No one now disputes that inflation is unacceptably high. But our discourse around official measures of inflation, like the Consumer Price Index and the Personal Consumption Expenditures Price Index, revolve around how higher prices affect the typical consumer. Among lower earners, the effect of inflation is significantly worse — even in environments when official measures of inflation seem modest.
The regressive nature of inflation is surprisingly poorly studied, but a small but growing group of economists is starting to focus on it. Unfortunately, federal agencies that compile inflation statistics, like the Bureau of Labor Statistics and the Bureau of Economic Analysis, don’t directly report inflation by income. As Austan Goolsbee, who headed the Council of Economic Advisers under President Barack Obama, has explained, the government “has the data” to break out inflation rates by income groups, “but it doesn’t.”
When it comes to inflation, lower earners are disproportionately affected by two factors: differences in the mix, or “basket,” of things they consume relative to high earners; and, most important, the higher proportion of low earners’ income spent on the cost of living, relative to high earners.
For example, housing and food represent 57 percent of the consumption of people in the bottom income quintile, vs. 43 percent for those in the top quintile. As a result, the rise in housing and food prices disproportionately affects the poor, especially as inflation compounds over time. By contrast, those in the top quintile spend 17 percent of their income on pensions and non-health insurance products, like life insurance, that are a reflection of their high disposable income and are less directly pressured by inflation. Those in the lowest quintile spend 2 percent of their income on such products.
In the new Inflation Inequality Indices we built for the Foundation for Research on Equal Opportunity, we adjusted inflation rates for these differences in the baskets of goods consumed by the rich and the poor. From 1978 to 2021, we found that prices have cumulatively risen by 322 percent for the bottom decile, compared to approximately 279 percent for the top decile. The 43 percentage points is a significant divergence in cumulative inflation.
These differences are magnified by the fact that low earners tend to spend a much greater fraction of their incomes than do high earners.
When we adjust for this factor, from 2004 to 2021, Americans in the bottom decile experienced cumulative inflation of 81 percent, compared to only 10 percent for the top decile.
Looking at the cumulative effect of inflation across income groups is essential. If one looks only at the differences in inflation rates in a given year, the difference seems small. But compounded over time, they add up — even in a period of modest inflation.
The gap between the rich and poor is even wider when we account for the fact that income inequality has widened over the last several decades.

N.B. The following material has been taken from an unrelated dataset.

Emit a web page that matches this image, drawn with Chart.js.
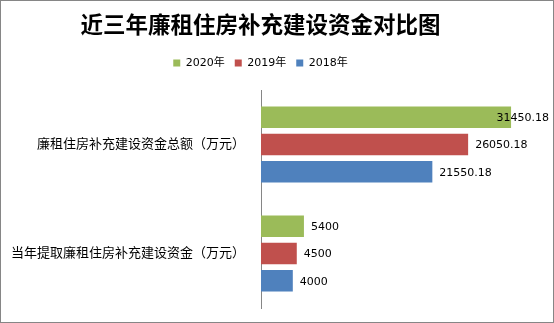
<!DOCTYPE html>
<html>
<head>
<meta charset="utf-8">
<script src="https://cdn.jsdelivr.net/npm/chart.js@4/dist/chart.umd.min.js"></script>
<style>
  html, body { margin: 0; padding: 0; background: #fff; }
  #wrap { width: 554px; height: 323px; position: relative; }
</style>
</head>
<body>
<div id="wrap"><canvas id="chart"></canvas></div>
<script>
// 近三年廉租住房补充建设资金对比图
const categories = ['廉租住房补充建设资金总额（万元）', '当年提取廉租住房补充建设资金（万元）'];
const seriesNames = ['2020年', '2019年', '2018年'];
const values2020 = [31450.18, 5400];
const values2019 = [26050.18, 4500];
const values2018 = [21550.18, 4000];
const seriesColors = ['#9BBB59', '#C0504D', '#4F81BD'];

const cjkFont = '"DejaVu Sans", "Noto Sans CJK SC", sans-serif';

// frame around the whole chart
const borderPlugin = {
    id: 'frame',
    afterDraw(chart) {
        const ctx = chart.ctx;
        ctx.save();
        ctx.strokeStyle = '#868686';
        ctx.lineWidth = 1;
        ctx.strokeRect(0.5, 0.5, chart.width - 1, chart.height - 1);
        ctx.restore();
    }
};

// extra room under the legend
const legendGap = {
    id: 'legendGap',
    afterInit(chart) {
        const fit = chart.legend.fit;
        chart.legend.fit = function() {
            fit.call(this);
            this.height += 11.5;
        };
    }
};

// value labels at the end of each bar
const valueLabels = {
    id: 'valueLabels',
    afterDatasetsDraw(chart) {
        const ctx = chart.ctx;
        ctx.save();
        ctx.font = '11px ' + cjkFont;
        ctx.fillStyle = '#000';
        ctx.textAlign = 'left';
        ctx.textBaseline = 'middle';
        chart.data.datasets.forEach((ds, i) => {
            const meta = chart.getDatasetMeta(i);
            meta.data.forEach((bar, j) => {
                const text = String(ds.data[j]);
                const w = ctx.measureText(text).width;
                let x = bar.x + 7;
                if (x + w > chart.width - 5) x = chart.width - 5 - w;
                ctx.fillText(text, x, bar.y + 1);
            });
        });
        ctx.restore();
    }
};

new Chart(document.getElementById('chart'), {
    type: 'bar',
    data: {
        labels: categories,
        datasets: [
            { label: seriesNames[0], data: values2020, backgroundColor: seriesColors[0] },
            { label: seriesNames[1], data: values2019, backgroundColor: seriesColors[1] },
            { label: seriesNames[2], data: values2018, backgroundColor: seriesColors[2] }
        ]
    },
    options: {
        indexAxis: 'y',
        responsive: true,
        maintainAspectRatio: false,
        animation: false,
        categoryPercentage: 0.75,
        barPercentage: 0.79,
        layout: { padding: { left: 0, right: 33, top: 0, bottom: 15 } },
        plugins: {
            tooltip: { enabled: false },
            title: {
                display: true,
                text: '近三年廉租住房补充建设资金对比图',
                color: '#000',
                font: { family: '"Noto Sans CJK SC", sans-serif', size: 22.5, weight: 'bold' },
                padding: { top: 11, bottom: 9.5 }
            },
            legend: {
                position: 'top',
                labels: {
                    boxWidth: 7,
                    boxHeight: 7,
                    padding: 10,
                    color: '#000',
                    font: { family: cjkFont, size: 11 }
                }
            }
        },
        scales: {
            x: {
                display: false,
                min: 0,
                max: 32700
            },
            y: {
                grid: { display: false, drawTicks: false },
                border: { display: true, color: '#868686', width: 1 },
                ticks: {
                    color: '#000',
                    padding: 16,
                    font: { family: cjkFont, size: 13 }
                },
                afterFit(scale) {
                    scale.width = 261;
                    scale.paddingTop = 0;
                    scale.paddingBottom = 0;
                }
            }
        }
    },
    plugins: [borderPlugin, legendGap, valueLabels]
});
</script>
</body>
</html>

High earners’ incomes have kept pace with — and often exceeded — growth in consumer prices, whereas low earners’ incomes have struggled to keep pace.
Furthermore, high earners have the ability to save what they don’t need to spend, unlike low earners. There is evidence that lower interest rates over the past decade have helped increase the value of assets of wealthier individuals. While both low-income and high-income borrowers benefit from lower interest rates, high earners have far more access to credit.
Our Inflation Inequality Indices help fill that gap, but what they reveal above all is that the Fed likely erred in moving from a fixed inflation target of 2 percent to a “flexible average” inflation target of 2 percent.
Most important, going forward, the Fed must incorporate into its thinking a rigorous, empirical understanding of how even modest inflation affects different income and wealth cohorts. Earlier this year, Federal Reserve chair Jerome Powell acknowledged that inflation is “particularly hard on people with fixed incomes and low incomes who spend most of their income on necessities.”
It’s time for the Fed’s deeds to match Powell’s words.